A less taxing sustainability

 Posted by on 27 February 2013
Feb 272013

green set of metal scales

Taxation: big, big issue. One where political and moral frontlines are laid out for battle, and tax- breaks, well that’s even bigger; an issue that’s often seen as a bastion of those looking to uphold the current elites and status quo.

Thought in terms of industry and infrastructure, a tax cut here or there sometimes seems to be the only thing oiling the wheels of fast movement in one direction or another. So is there progressive potential here too? Essentially, can tax cuts in certain areas be used for good?

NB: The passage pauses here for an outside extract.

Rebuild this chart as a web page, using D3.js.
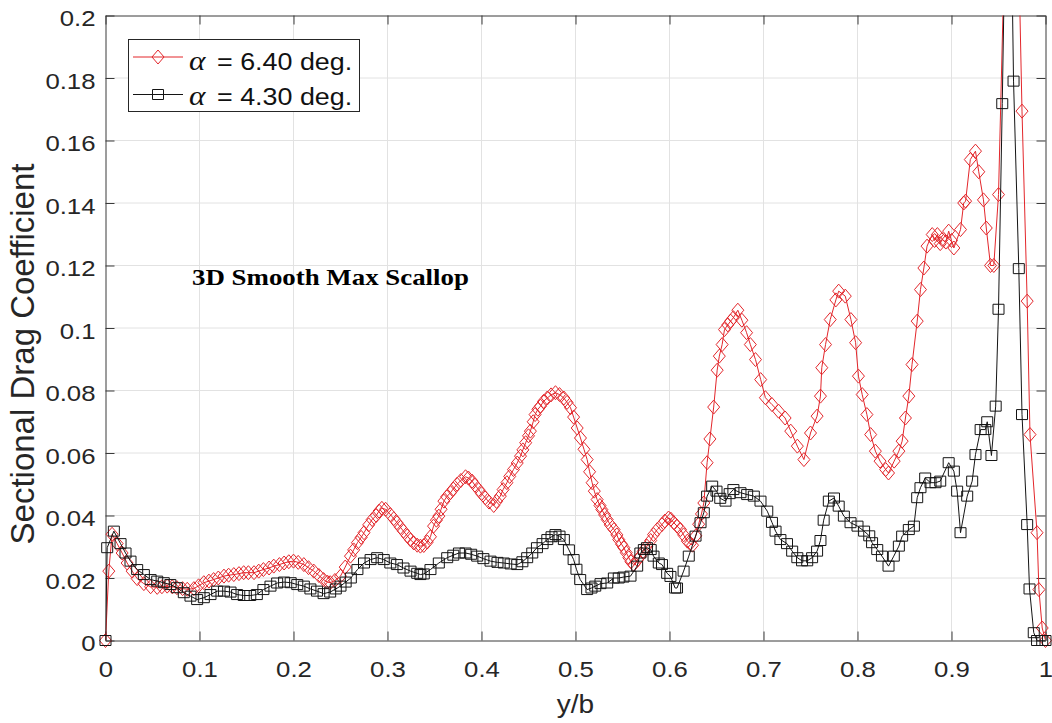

Well, essentially this basic economic stimulus could be used in whatever area decision-makers want to, and of late, those working in the green technology industries may well argue their worth.

Over in the States, that giant global influencer has been issuing tax credits to the innovators of their home-made green sectors since 2009 – to the value of $2.3billion. The Government has recently announced a further $150million worth of credits to manufacturers in the clean energy as Obama’s administration grapples with getting green issues higher up the national agenda.

The arguments being made to support the new breaks are inherently mainstream ones, as Acting Secretary of the Treasury Neal S Wolin spells out:

Manufacturing the clean energy products of the future in America will create good, middle-class jobs right now and help lay the groundwork for the long-term resilience of our economy.”

Above all this proves that low-carbon issues have come a long way, from being seen as alternative and perhaps a little bit scary, to being central, solid tenets of economic stability.

In the UK, too, the potential of a tax-break to boost production and demand for green goods has not been overlooked. As part of Enhanced Capital Allowance (ECA) scheme, companies are entitled to write off of the costs of investing in energy-efficient technologies against taxable profits, and the Carbon Trust has recently won the contract to continue assessing what technologies are included in the Energy Technology List – something they’ve been doing since 2001.

A massive 38,000 products have been on the list at some point, and the Trust estimates that 10million tonnes of CO2 have been saved thanks to the scheme in the last five years alone.

Undoubtedly it would take some time for the tax break to enjoy a natural ‘re-brand’ from villain to sustainability superhero, but it’s a start.

  One Response to “A less taxing sustainability”


    I will speaking at the RICS Wales Energy Conference in March and Tax incentives will be an area of coverage. The ECA provides for 100% first year capital allowances on energy saving equipment and products include HVAC, Biomass, CHP, Solar Thermal, LED Lighting, Heat Pumps and many more. These all can improve cash flow, reduce energy bills and lower Climate Change Levy or CRC payments.

    For the private and public sector landlords they can benefit from the Landlords Energy Saving Allowance [LESA] up to £1500 cost value per property together with Green deal cash backs currently available for contribution based improvements.

    The Green Deal, for both the domestic and non domestic sectors, can incorporate areas of the above into its financial schedules and payments scenarios. All parties will require to address these tax incentives with expert advice when accounting for each area.

    All of the above fall squarely within The Governments Carbon Plan Strategy for a lower carbon economy.